The schools run on a three-term year, the first ending in December, followed by a long Christmas vacation, Christmas falling on January 7 for a reason we’ve not yet figured out (the year here is 1955, for a reason just as obscure). Current plans are to fly all the PCVs to Asmara during the vacation for a type of reunion and a conference on future plans. They want to give us a chance to swap teacher tricks, since very few of the group had ever taught school before they came here, as well as to plan outside projects. One plan is the placement of street signs along the Addis Ababa roads – the lack of which has made confusion unlimited for sign-conscious Americans. [Editor’s note: it turns out there were signs, but not in our language!]

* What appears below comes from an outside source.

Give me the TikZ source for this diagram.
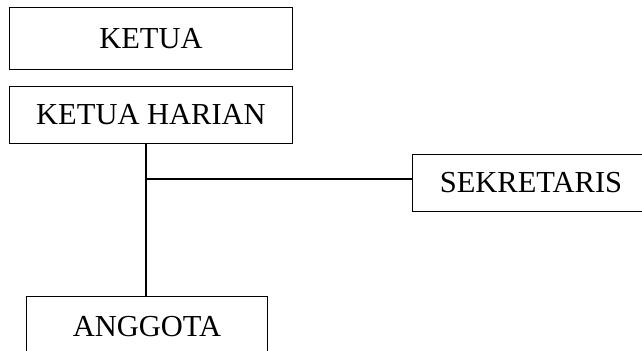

I guess that in a way summarizes my activities since September 6 (when we arrived here via Ethiopian Air Lines DC-6 – we’ll be leaving here by new Boeing 720B jet). Here’s wishing a Merry Christmas to everyone, as well as a Happy New Year, both 1963 and 1956.
Tenastelign,’Melkam ye Lidet b’a al ena melkam adis amet’
Neil
Neil graduated from Moravian College and New York University School of Law before joining the Peace Corps in 1962. He taught for a year at the famous Commercial School in Addis Ababa, Ethiopia, and then transferred to Haile Selassie University where he prepared memos on the Ethiopian court system for the arriving faculty at the new law school, and taught English at the new Business College at the University. Returning home, he worked for the Peace Corps for several years before moving onto the Department of State, where he became the director of the “reverse peace corps,” called Volunteers to America. Later he represented the Department of State at meetings of the World Health Organization and the Universal Postal Union. Today he is retired and lives in Silver Spring, Maryland.
Such a Christmas story from my first Americans, such positive feelings towards my people, my culture and my country was the lure, the magic and the spell that enchanted me to leave home, family and friends behind and to come to the new world and make it my home. Thank you John Coyne, thank you Neil Boyer and thanks and Merry Christmas to all the PCVs. You made a difference! You are the real gift of this season.
This is a great story, thanks for putting it together, and this site too, John, you are a force of nature! One of these days I’ll read your fiction, I’ll bet it’s equally impressive. Merry Christmas to you and yours!